Regarding the man woman thing, as sad as it is, most men and women in our society consider the woman responsible for the making and breaking of a marriage. It`s no new news, why we have sayings like `aurat hee ghar banatee hae`. :) It`s part of the social psyche, we`ve all accepted it. Equal respect and space is a notion many espouse, almost all do nowadays actually- its quite fashionable, but very few understand and a small teeny weeny percentage practices. But there are some beautiful folks in this world. They understand the joys of equal companionship. Inshallah we will all find such a person to spend our life with.
I hope very much your bride will be happy with the man she has married.
Hour of Separation
Why do women do this? For security, out of hurt, social obligations? I have known three people who have been in such a situation. One girl got married out of high school, this one was for money. Her boyfriend wouldnt commit.

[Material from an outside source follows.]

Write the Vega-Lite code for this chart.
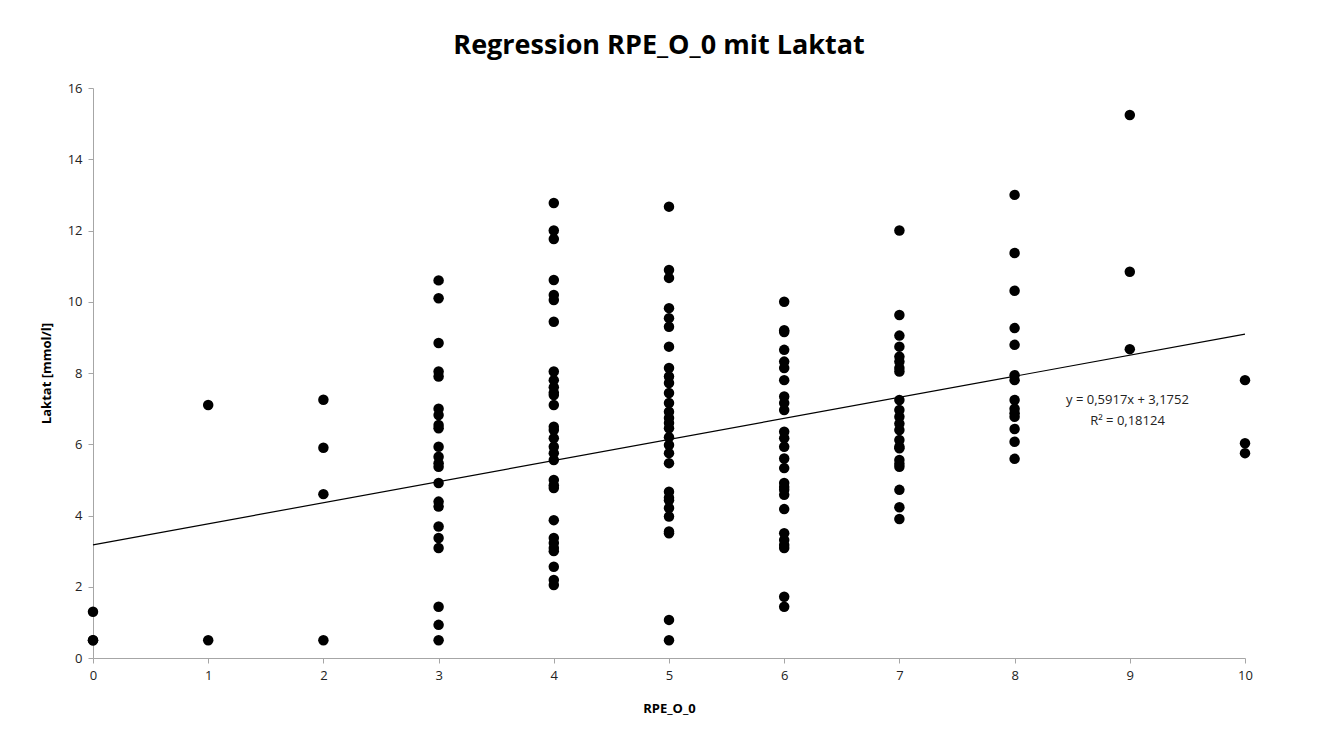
{
  "$schema": "https://vega.github.io/schema/vega-lite/v6.json",
  "autosize": {"type": "none"},
  "width": 1152,
  "height": 570,
  "padding": {"left": 93, "top": 88, "right": 88, "bottom": 75},
  "background": "white",
  "title": {"text": "Regression RPE_O_0 mit Laktat", "fontSize": 27, "font": "Open Sans", "fontWeight": "bold", "color": "#000000", "offset": 22, "anchor": "middle", "dx": -10},
  "config": {
    "view": {"stroke": null},
    "axis": {"grid": false, "domainColor": "#a6a6a6", "tickColor": "#a6a6a6", "tickSize": 5, "labelFont": "Open Sans", "labelFontSize": 13, "labelColor": "#222222", "titleFont": "Open Sans", "titleFontSize": 13, "titleFontWeight": "bold", "titleColor": "#000000", "labelPadding": 6, "labelFlush": false, "labelOverlap": false}
  },
  "datasets": {
    "points": [
      {"rpe": 0, "laktat": 1.3}, {"rpe": 0, "laktat": 0.5}, {"rpe": 0, "laktat": 0.5},
      {"rpe": 1, "laktat": 7.1}, {"rpe": 1, "laktat": 0.5},
      {"rpe": 2, "laktat": 7.25}, {"rpe": 2, "laktat": 5.9}, {"rpe": 2, "laktat": 4.6}, {"rpe": 2, "laktat": 0.5},
      {"rpe": 3, "laktat": 10.6}, {"rpe": 3, "laktat": 10.1}, {"rpe": 3, "laktat": 8.84}, {"rpe": 3, "laktat": 8.04}, {"rpe": 3, "laktat": 7.9}, {"rpe": 3, "laktat": 7.0}, {"rpe": 3, "laktat": 6.82}, {"rpe": 3, "laktat": 6.54}, {"rpe": 3, "laktat": 6.45}, {"rpe": 3, "laktat": 5.93}, {"rpe": 3, "laktat": 5.65}, {"rpe": 3, "laktat": 5.47}, {"rpe": 3, "laktat": 5.37}, {"rpe": 3, "laktat": 4.91}, {"rpe": 3, "laktat": 4.39}, {"rpe": 3, "laktat": 4.25}, {"rpe": 3, "laktat": 3.69}, {"rpe": 3, "laktat": 3.37}, {"rpe": 3, "laktat": 3.09}, {"rpe": 3, "laktat": 1.44}, {"rpe": 3, "laktat": 0.93}, {"rpe": 3, "laktat": 0.5},
      {"rpe": 4, "laktat": 12.77}, {"rpe": 4, "laktat": 12.0}, {"rpe": 4, "laktat": 11.76}, {"rpe": 4, "laktat": 10.61}, {"rpe": 4, "laktat": 10.19}, {"rpe": 4, "laktat": 10.05}, {"rpe": 4, "laktat": 9.44}, {"rpe": 4, "laktat": 8.04}, {"rpe": 4, "laktat": 7.8}, {"rpe": 4, "laktat": 7.6}, {"rpe": 4, "laktat": 7.45}, {"rpe": 4, "laktat": 7.38}, {"rpe": 4, "laktat": 7.1}, {"rpe": 4, "laktat": 6.49}, {"rpe": 4, "laktat": 6.4}, {"rpe": 4, "laktat": 6.17}, {"rpe": 4, "laktat": 5.93}, {"rpe": 4, "laktat": 5.75}, {"rpe": 4, "laktat": 5.56}, {"rpe": 4, "laktat": 5.0}, {"rpe": 4, "laktat": 4.85}, {"rpe": 4, "laktat": 4.77}, {"rpe": 4, "laktat": 3.87}, {"rpe": 4, "laktat": 3.37}, {"rpe": 4, "laktat": 3.23}, {"rpe": 4, "laktat": 3.09}, {"rpe": 4, "laktat": 3.0}, {"rpe": 4, "laktat": 2.56}, {"rpe": 4, "laktat": 2.19}, {"rpe": 4, "laktat": 2.05},
      {"rpe": 5, "laktat": 12.67}, {"rpe": 5, "laktat": 10.89}, {"rpe": 5, "laktat": 10.67}, {"rpe": 5, "laktat": 9.82}, {"rpe": 5, "laktat": 9.54}, {"rpe": 5, "laktat": 9.3}, {"rpe": 5, "laktat": 8.74}, {"rpe": 5, "laktat": 8.14}, {"rpe": 5, "laktat": 7.9}, {"rpe": 5, "laktat": 7.72}, {"rpe": 5, "laktat": 7.44}, {"rpe": 5, "laktat": 7.16}, {"rpe": 5, "laktat": 6.91}, {"rpe": 5, "laktat": 6.74}, {"rpe": 5, "laktat": 6.6}, {"rpe": 5, "laktat": 6.45}, {"rpe": 5, "laktat": 6.2}, {"rpe": 5, "laktat": 5.98}, {"rpe": 5, "laktat": 5.75}, {"rpe": 5, "laktat": 5.47}, {"rpe": 5, "laktat": 4.67}, {"rpe": 5, "laktat": 4.5}, {"rpe": 5, "laktat": 4.43}, {"rpe": 5, "laktat": 4.21}, {"rpe": 5, "laktat": 3.97}, {"rpe": 5, "laktat": 3.55}, {"rpe": 5, "laktat": 3.5}, {"rpe": 5, "laktat": 1.07}, {"rpe": 5, "laktat": 0.5},
      {"rpe": 6, "laktat": 10.0}, {"rpe": 6, "laktat": 9.2}, {"rpe": 6, "laktat": 9.15}, {"rpe": 6, "laktat": 8.65}, {"rpe": 6, "laktat": 8.32}, {"rpe": 6, "laktat": 8.14}, {"rpe": 6, "laktat": 7.8}, {"rpe": 6, "laktat": 7.34}, {"rpe": 6, "laktat": 7.16}, {"rpe": 6, "laktat": 6.96}, {"rpe": 6, "laktat": 6.35}, {"rpe": 6, "laktat": 6.17}, {"rpe": 6, "laktat": 5.93}, {"rpe": 6, "laktat": 5.6}, {"rpe": 6, "laktat": 5.33}, {"rpe": 6, "laktat": 4.91}, {"rpe": 6, "laktat": 4.8}, {"rpe": 6, "laktat": 4.72}, {"rpe": 6, "laktat": 4.58}, {"rpe": 6, "laktat": 4.18}, {"rpe": 6, "laktat": 3.5}, {"rpe": 6, "laktat": 3.31}, {"rpe": 6, "laktat": 3.17}, {"rpe": 6, "laktat": 3.09}, {"rpe": 6, "laktat": 1.72}, {"rpe": 6, "laktat": 1.44},
      {"rpe": 7, "laktat": 12.0}, {"rpe": 7, "laktat": 9.63}, {"rpe": 7, "laktat": 9.05}, {"rpe": 7, "laktat": 8.74}, {"rpe": 7, "laktat": 8.46}, {"rpe": 7, "laktat": 8.32}, {"rpe": 7, "laktat": 8.14}, {"rpe": 7, "laktat": 8.04}, {"rpe": 7, "laktat": 7.24}, {"rpe": 7, "laktat": 6.96}, {"rpe": 7, "laktat": 6.77}, {"rpe": 7, "laktat": 6.58}, {"rpe": 7, "laktat": 6.4}, {"rpe": 7, "laktat": 6.12}, {"rpe": 7, "laktat": 5.93}, {"rpe": 7, "laktat": 5.89}, {"rpe": 7, "laktat": 5.56}, {"rpe": 7, "laktat": 5.45}, {"rpe": 7, "laktat": 5.37}, {"rpe": 7, "laktat": 4.72}, {"rpe": 7, "laktat": 4.23}, {"rpe": 7, "laktat": 3.9},
      {"rpe": 8, "laktat": 13.0}, {"rpe": 8, "laktat": 11.37}, {"rpe": 8, "laktat": 10.31}, {"rpe": 8, "laktat": 9.26}, {"rpe": 8, "laktat": 8.79}, {"rpe": 8, "laktat": 7.94}, {"rpe": 8, "laktat": 7.8}, {"rpe": 8, "laktat": 7.24}, {"rpe": 8, "laktat": 7.0}, {"rpe": 8, "laktat": 6.87}, {"rpe": 8, "laktat": 6.77}, {"rpe": 8, "laktat": 6.43}, {"rpe": 8, "laktat": 6.07}, {"rpe": 8, "laktat": 5.59},
      {"rpe": 9, "laktat": 15.24}, {"rpe": 9, "laktat": 10.84}, {"rpe": 9, "laktat": 8.67},
      {"rpe": 10, "laktat": 7.8}, {"rpe": 10, "laktat": 6.03}, {"rpe": 10, "laktat": 5.75}
    ],
    "trend": [
      {"rpe": 0, "laktat": 3.1752},
      {"rpe": 10, "laktat": 9.0922}
    ],
    "notes": [
      {"rpe": 8.98, "laktat": 7.24, "label": "y = 0,5917x + 3,1752"},
      {"rpe": 8.98, "laktat": 6.65, "label": "R² = 0,18124"}
    ]
  },
  "layer": [
    {
      "data": {"name": "trend"},
      "mark": {"type": "line", "color": "#000000", "strokeWidth": 1.2},
      "encoding": {
        "x": {"field": "rpe", "type": "quantitative", "scale": {"domain": [0, 10], "nice": false}, "axis": {"values": [0,1,2,3,4,5,6,7,8,9,10], "format": "d", "title": "RPE_O_0", "titlePadding": 20}},
        "y": {"field": "laktat", "type": "quantitative", "scale": {"domain": [0, 16], "nice": false}, "axis": {"values": [0,2,4,6,8,10,12,14,16], "format": "d", "title": "Laktat [mmol/l]", "titlePadding": 14}}
      }
    },
    {
      "data": {"name": "points"},
      "mark": {"type": "circle", "color": "#000000", "opacity": 1, "size": 110},
      "encoding": {
        "x": {"field": "rpe", "type": "quantitative"},
        "y": {"field": "laktat", "type": "quantitative"}
      }
    },
    {
      "data": {"name": "notes"},
      "mark": {"type": "text", "font": "Open Sans", "fontSize": 13, "color": "#222222", "align": "center", "baseline": "middle"},
      "encoding": {
        "x": {"field": "rpe", "type": "quantitative"},
        "y": {"field": "laktat", "type": "quantitative"},
        "text": {"field": "label"}
      }
    }
  ]
}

She got a divorce last year only two years into the marriage. Another girl, a good friend married a much older man because her parents wanted her to. Her fellow wasnt settled enough to be able to commit. Initially very happy with the man she married, she is having very bad problems with the inlaws and as a result her marriage is on the reef. The third, an acquaintance, got married by force. She kept on saying no till her Nikkah such was the vehemence, but nobody would listen. Her boyfriend was a non sindhi thus the parents objected. She is possibly the happiest young married woman I know.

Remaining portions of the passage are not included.